### TO BE DONE
Every line from the top of the records through the line containing "Y_TICKS = [0, 20, 40, 60, 80, 100, 120]" should be retyped exactly; the pictures should not.

### INFORMATION PROVIDED
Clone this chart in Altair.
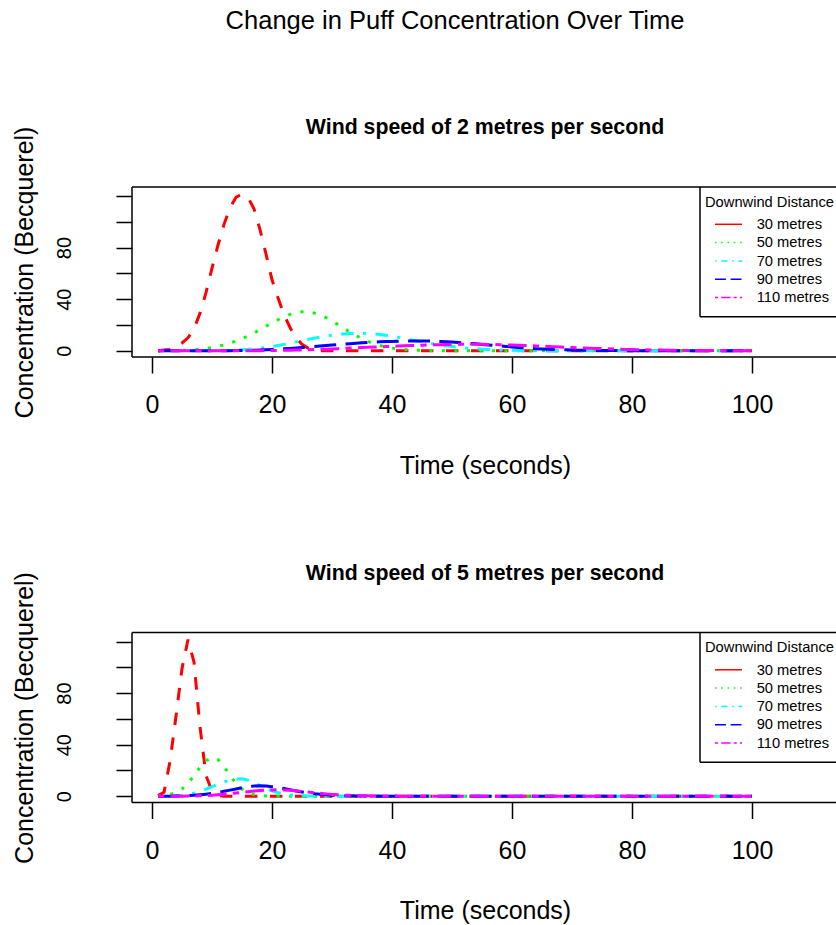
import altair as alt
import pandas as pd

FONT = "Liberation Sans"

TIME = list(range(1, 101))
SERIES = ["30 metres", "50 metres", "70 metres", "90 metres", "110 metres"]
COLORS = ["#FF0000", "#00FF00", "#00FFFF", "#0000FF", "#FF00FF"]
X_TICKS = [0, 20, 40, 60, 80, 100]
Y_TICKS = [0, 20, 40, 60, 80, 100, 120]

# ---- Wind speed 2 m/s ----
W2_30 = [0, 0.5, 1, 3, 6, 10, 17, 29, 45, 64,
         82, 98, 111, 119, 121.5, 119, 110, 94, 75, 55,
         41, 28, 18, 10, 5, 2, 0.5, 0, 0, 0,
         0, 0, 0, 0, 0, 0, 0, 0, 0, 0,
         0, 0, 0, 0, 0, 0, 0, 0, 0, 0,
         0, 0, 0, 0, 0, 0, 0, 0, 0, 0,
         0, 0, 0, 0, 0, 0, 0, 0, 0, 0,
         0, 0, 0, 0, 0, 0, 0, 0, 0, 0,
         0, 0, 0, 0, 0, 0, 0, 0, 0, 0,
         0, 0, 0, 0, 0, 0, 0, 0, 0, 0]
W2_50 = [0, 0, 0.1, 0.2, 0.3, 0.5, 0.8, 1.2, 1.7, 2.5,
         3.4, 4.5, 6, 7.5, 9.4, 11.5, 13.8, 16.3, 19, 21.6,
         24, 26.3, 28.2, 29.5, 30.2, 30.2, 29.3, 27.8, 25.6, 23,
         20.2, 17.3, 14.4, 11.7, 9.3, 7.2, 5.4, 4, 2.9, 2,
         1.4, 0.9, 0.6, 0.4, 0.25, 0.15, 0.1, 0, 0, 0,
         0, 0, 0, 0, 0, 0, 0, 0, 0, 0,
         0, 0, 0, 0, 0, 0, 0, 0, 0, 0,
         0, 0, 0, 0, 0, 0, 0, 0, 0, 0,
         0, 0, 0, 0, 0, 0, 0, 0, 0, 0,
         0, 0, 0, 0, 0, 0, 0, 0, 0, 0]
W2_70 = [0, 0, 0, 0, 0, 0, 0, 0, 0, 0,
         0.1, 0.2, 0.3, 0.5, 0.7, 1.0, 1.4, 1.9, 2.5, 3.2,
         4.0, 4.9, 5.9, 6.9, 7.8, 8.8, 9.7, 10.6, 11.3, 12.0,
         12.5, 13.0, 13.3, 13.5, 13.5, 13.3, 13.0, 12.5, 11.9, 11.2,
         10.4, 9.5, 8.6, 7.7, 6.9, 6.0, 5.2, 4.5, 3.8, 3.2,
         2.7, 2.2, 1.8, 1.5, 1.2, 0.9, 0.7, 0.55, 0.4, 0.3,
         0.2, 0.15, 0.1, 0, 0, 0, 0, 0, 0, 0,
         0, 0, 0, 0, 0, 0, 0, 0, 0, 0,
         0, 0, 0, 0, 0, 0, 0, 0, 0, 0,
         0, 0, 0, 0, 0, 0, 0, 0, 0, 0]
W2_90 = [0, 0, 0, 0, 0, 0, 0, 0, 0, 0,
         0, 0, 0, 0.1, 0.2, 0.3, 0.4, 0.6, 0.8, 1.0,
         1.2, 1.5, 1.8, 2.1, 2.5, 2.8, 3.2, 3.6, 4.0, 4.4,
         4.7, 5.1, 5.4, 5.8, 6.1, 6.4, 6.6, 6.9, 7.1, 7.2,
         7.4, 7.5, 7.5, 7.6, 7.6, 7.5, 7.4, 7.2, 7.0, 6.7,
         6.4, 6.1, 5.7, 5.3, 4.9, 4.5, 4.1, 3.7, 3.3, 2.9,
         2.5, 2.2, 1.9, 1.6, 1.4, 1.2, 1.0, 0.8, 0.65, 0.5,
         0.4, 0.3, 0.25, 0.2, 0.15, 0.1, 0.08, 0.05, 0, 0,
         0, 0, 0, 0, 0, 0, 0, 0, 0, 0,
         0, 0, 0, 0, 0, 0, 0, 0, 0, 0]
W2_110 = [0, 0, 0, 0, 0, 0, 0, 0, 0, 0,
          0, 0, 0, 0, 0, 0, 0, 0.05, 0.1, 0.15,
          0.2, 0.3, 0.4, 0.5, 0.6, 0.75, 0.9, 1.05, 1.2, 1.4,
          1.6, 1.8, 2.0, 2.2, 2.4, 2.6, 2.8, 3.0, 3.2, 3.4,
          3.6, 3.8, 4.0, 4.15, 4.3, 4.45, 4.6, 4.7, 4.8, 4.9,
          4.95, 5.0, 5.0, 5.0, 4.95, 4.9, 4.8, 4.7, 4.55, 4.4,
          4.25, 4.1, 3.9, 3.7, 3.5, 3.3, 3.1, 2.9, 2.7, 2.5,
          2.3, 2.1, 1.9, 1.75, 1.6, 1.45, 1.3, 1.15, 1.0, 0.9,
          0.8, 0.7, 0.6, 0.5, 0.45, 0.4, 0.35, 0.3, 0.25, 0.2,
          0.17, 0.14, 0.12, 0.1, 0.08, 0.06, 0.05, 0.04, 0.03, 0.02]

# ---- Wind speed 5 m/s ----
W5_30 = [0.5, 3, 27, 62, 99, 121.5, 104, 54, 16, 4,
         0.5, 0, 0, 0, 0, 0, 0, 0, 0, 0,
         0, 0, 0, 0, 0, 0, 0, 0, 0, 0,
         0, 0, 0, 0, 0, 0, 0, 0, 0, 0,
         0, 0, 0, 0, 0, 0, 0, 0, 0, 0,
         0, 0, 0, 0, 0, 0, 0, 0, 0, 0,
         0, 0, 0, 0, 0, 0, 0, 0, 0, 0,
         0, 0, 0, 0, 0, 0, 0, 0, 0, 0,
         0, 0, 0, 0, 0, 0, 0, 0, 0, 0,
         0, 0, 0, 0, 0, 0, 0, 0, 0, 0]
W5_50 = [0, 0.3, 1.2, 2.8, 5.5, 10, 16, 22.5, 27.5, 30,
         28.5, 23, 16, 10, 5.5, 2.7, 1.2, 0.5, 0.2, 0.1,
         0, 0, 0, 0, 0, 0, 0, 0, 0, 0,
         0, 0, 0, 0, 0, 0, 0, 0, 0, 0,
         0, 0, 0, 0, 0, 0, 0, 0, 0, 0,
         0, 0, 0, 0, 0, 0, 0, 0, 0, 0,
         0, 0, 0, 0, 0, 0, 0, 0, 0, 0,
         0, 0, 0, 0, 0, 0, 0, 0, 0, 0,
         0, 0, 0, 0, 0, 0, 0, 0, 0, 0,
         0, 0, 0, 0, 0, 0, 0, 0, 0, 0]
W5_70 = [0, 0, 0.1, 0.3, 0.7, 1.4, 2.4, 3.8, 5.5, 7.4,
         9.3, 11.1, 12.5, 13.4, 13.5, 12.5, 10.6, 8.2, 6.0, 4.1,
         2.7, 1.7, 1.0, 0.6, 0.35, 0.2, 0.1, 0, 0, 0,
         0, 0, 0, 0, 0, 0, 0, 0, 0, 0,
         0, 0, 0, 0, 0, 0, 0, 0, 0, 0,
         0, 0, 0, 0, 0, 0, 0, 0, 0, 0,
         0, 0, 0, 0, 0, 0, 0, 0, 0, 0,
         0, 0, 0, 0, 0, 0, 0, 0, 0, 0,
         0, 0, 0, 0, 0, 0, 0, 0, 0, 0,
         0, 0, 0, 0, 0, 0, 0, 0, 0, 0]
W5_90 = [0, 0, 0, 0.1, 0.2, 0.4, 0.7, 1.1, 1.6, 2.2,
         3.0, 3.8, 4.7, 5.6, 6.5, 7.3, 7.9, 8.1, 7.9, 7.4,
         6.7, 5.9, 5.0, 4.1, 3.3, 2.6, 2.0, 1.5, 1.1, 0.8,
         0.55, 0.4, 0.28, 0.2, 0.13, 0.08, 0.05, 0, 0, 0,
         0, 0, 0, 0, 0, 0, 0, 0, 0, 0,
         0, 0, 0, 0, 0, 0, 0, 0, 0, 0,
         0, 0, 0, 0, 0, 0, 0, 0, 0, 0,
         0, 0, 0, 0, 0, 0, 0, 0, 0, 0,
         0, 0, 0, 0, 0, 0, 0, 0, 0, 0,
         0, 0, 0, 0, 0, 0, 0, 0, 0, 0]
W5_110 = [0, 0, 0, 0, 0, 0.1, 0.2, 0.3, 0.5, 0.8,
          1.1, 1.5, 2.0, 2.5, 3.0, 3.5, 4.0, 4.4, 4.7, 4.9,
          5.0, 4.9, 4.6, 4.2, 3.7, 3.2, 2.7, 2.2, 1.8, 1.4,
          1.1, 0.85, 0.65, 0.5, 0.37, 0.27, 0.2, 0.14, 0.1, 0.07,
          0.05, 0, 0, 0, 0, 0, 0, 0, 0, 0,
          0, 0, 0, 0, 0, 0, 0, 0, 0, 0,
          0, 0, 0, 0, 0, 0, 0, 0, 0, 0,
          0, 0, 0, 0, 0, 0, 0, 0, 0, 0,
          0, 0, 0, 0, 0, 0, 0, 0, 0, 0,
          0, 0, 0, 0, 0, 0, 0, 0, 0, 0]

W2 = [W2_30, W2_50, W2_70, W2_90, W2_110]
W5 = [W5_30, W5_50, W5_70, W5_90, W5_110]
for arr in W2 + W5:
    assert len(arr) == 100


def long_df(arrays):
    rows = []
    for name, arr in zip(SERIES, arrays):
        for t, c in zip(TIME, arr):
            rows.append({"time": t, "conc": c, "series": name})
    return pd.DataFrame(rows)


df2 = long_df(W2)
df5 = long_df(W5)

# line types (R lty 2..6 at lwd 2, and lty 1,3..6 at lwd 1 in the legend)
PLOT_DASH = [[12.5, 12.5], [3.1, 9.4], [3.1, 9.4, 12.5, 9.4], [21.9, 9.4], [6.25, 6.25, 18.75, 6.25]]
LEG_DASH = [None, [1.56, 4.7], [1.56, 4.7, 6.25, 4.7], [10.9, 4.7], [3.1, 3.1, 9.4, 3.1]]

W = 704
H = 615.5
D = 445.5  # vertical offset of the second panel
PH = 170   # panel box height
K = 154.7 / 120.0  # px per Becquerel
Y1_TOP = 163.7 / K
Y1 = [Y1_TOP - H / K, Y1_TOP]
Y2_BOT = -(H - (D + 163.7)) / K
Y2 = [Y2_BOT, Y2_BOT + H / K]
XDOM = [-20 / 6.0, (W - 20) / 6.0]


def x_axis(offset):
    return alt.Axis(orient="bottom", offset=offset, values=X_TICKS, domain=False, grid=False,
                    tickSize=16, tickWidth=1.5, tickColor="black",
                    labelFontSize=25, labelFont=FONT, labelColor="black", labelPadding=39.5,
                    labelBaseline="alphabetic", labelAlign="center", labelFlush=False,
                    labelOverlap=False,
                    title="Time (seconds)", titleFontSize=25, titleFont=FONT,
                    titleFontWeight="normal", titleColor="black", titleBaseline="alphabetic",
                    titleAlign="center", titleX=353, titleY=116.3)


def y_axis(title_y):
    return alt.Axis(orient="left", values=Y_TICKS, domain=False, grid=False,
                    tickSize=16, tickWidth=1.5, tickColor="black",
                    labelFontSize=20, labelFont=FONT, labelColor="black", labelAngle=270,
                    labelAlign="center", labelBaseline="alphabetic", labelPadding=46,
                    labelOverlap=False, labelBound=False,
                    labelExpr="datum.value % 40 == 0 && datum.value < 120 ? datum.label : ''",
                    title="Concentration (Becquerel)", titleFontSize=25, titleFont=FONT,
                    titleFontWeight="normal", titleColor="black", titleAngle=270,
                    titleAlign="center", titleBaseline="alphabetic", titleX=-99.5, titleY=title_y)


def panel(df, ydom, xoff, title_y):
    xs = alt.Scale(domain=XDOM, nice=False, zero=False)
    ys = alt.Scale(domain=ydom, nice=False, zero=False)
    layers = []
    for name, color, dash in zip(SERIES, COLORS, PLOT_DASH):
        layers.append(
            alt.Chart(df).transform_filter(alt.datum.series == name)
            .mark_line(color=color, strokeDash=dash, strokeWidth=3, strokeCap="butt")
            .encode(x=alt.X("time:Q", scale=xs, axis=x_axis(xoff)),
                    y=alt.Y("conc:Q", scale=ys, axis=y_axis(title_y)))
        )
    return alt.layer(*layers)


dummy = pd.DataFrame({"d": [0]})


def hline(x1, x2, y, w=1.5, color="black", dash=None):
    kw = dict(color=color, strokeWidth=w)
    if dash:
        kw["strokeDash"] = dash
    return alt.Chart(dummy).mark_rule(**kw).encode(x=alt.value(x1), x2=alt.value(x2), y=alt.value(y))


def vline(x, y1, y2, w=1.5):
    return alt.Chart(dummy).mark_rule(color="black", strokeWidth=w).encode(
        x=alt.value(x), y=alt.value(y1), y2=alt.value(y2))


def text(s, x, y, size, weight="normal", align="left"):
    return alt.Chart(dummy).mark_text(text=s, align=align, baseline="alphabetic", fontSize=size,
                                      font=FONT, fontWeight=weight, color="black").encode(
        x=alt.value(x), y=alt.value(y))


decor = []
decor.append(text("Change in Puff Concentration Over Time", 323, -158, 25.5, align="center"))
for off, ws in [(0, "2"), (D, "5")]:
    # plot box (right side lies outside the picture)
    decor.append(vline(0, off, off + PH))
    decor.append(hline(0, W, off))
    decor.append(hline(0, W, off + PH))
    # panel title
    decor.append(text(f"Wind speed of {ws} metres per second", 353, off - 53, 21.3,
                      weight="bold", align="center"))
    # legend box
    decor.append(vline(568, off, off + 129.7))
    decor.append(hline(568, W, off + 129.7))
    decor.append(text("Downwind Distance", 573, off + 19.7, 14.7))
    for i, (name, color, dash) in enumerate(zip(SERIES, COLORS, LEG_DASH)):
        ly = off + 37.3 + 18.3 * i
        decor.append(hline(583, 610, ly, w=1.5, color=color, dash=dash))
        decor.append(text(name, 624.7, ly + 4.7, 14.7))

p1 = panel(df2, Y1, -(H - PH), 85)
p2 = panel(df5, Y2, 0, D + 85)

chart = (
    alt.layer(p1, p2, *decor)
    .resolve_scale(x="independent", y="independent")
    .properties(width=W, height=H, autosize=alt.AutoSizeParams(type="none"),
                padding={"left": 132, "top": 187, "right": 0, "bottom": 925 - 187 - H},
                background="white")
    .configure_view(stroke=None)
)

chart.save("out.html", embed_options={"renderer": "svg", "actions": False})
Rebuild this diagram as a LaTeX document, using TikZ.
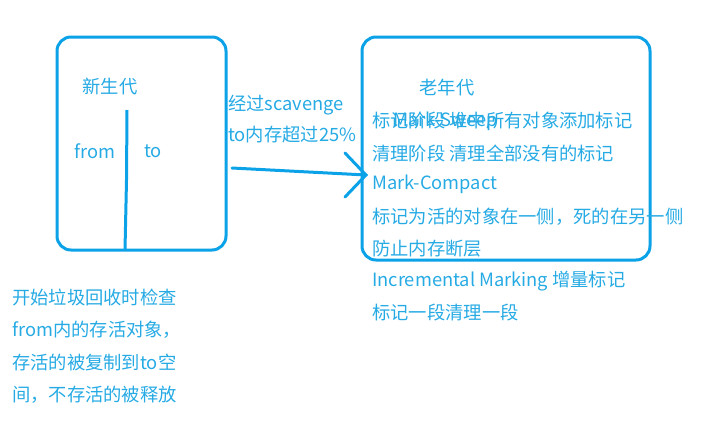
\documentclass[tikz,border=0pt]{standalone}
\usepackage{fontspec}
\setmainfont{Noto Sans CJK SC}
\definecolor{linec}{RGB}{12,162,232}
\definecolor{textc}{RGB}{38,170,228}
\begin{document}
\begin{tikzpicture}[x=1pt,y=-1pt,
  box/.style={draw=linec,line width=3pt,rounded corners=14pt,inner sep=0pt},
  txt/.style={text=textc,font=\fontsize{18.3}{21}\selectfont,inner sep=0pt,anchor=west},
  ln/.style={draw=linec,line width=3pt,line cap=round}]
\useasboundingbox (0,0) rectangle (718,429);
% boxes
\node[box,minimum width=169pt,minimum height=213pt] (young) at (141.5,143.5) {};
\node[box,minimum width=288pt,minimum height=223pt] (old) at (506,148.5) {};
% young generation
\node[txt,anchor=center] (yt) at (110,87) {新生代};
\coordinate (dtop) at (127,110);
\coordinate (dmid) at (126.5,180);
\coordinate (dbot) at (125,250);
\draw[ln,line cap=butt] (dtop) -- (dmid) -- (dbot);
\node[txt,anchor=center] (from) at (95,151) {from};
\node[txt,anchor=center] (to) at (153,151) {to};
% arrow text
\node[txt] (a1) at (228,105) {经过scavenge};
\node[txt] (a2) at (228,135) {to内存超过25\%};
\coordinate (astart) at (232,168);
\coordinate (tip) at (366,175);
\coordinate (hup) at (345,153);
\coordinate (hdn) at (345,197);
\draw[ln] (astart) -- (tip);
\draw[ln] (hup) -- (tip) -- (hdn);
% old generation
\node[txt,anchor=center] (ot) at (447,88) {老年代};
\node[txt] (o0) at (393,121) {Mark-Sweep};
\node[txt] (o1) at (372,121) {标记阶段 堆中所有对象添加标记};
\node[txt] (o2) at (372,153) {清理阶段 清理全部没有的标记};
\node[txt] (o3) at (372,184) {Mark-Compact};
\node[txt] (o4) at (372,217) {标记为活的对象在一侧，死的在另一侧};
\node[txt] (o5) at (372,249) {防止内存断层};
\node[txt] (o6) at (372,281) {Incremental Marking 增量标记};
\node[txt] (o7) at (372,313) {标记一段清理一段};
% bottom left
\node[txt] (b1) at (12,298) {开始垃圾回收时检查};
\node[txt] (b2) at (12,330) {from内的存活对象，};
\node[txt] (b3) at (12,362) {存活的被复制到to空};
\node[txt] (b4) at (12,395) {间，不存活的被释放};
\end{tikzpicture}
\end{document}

### RESPONSE TO THIS EXERCISE
Clone this chart in Altair.
import altair as alt
import pandas as pd

FONT = "Liberation Sans"

TIME = list(range(1, 101))
SERIES = ["30 metres", "50 metres", "70 metres", "90 metres", "110 metres"]
COLORS = ["#FF0000", "#00FF00", "#00FFFF", "#0000FF", "#FF00FF"]
X_TICKS = [0, 20, 40, 60, 80, 100]
Y_TICKS = [0, 20, 40, 60, 80, 100, 120]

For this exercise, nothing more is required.